## Begin Data supplied

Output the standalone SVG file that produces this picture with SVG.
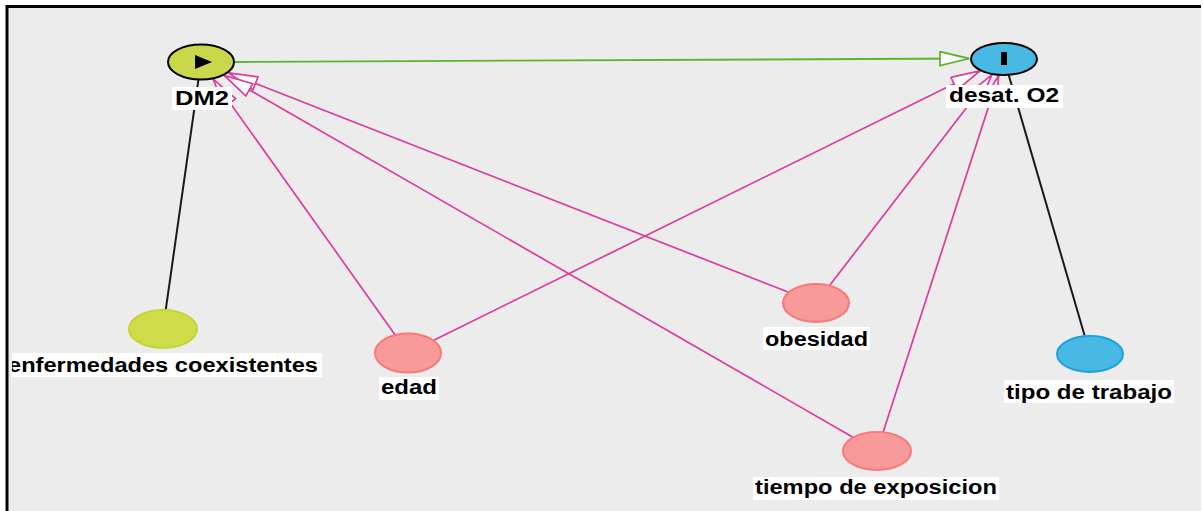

## End Data supplied
## Begin Data supplied

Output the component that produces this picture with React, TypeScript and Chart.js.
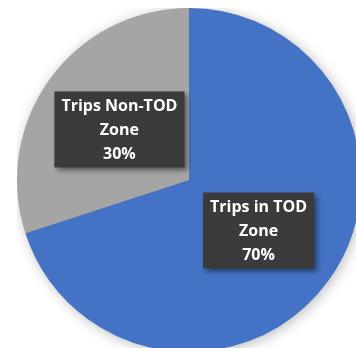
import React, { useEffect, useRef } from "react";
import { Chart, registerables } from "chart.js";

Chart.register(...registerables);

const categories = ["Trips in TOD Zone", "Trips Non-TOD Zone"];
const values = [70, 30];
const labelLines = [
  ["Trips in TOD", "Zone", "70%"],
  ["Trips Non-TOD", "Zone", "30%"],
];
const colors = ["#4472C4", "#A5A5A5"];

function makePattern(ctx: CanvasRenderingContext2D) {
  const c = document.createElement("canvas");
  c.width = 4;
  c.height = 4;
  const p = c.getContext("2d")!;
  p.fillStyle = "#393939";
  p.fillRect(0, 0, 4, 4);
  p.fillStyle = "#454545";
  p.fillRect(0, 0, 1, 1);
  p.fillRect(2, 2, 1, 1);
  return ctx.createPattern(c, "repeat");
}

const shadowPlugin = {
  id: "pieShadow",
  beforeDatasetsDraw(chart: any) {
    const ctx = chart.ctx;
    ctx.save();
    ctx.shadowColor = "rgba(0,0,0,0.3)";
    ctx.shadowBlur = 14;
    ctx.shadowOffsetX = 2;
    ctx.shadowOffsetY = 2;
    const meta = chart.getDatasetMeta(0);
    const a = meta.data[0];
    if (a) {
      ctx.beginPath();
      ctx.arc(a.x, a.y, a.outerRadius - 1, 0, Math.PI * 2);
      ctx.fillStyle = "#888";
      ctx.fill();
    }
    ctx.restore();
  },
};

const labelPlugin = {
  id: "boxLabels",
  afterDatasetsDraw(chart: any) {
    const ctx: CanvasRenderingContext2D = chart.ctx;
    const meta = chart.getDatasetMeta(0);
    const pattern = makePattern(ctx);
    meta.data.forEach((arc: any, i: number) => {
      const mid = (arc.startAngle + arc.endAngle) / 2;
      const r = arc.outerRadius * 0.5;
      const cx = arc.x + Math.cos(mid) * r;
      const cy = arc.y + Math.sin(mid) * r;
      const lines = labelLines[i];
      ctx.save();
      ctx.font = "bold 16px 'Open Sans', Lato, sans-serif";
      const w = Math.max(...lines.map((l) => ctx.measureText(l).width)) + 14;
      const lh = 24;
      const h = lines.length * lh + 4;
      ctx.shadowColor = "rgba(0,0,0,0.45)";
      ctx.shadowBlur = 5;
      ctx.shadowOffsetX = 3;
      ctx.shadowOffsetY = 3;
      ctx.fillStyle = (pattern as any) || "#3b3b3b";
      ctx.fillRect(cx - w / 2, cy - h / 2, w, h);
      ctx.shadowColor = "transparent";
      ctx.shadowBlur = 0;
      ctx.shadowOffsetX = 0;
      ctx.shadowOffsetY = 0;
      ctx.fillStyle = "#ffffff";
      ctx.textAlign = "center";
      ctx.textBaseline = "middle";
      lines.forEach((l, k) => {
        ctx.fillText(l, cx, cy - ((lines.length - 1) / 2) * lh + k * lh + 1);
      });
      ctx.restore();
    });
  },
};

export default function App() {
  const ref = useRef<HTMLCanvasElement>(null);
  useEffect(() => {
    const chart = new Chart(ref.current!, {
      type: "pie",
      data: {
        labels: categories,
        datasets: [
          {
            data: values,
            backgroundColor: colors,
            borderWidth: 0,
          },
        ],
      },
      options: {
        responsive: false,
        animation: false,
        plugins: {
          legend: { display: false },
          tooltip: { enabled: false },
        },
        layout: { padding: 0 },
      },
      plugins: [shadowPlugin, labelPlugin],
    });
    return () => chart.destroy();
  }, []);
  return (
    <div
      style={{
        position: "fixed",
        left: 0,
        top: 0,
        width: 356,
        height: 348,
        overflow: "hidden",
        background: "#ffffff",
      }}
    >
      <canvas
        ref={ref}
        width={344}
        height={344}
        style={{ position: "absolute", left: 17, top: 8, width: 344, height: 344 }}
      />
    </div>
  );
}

## End Data supplied

Start at the line that contains "Output the component", stop at the line that contains "Chart.register(...registerables);", and reproduce each line in that stretch exactly. Pictures are excluded.

Output the component that produces this picture with React, TypeScript and Chart.js.
import React, { useEffect, useRef } from "react";
import { Chart, registerables } from "chart.js";

Chart.register(...registerables);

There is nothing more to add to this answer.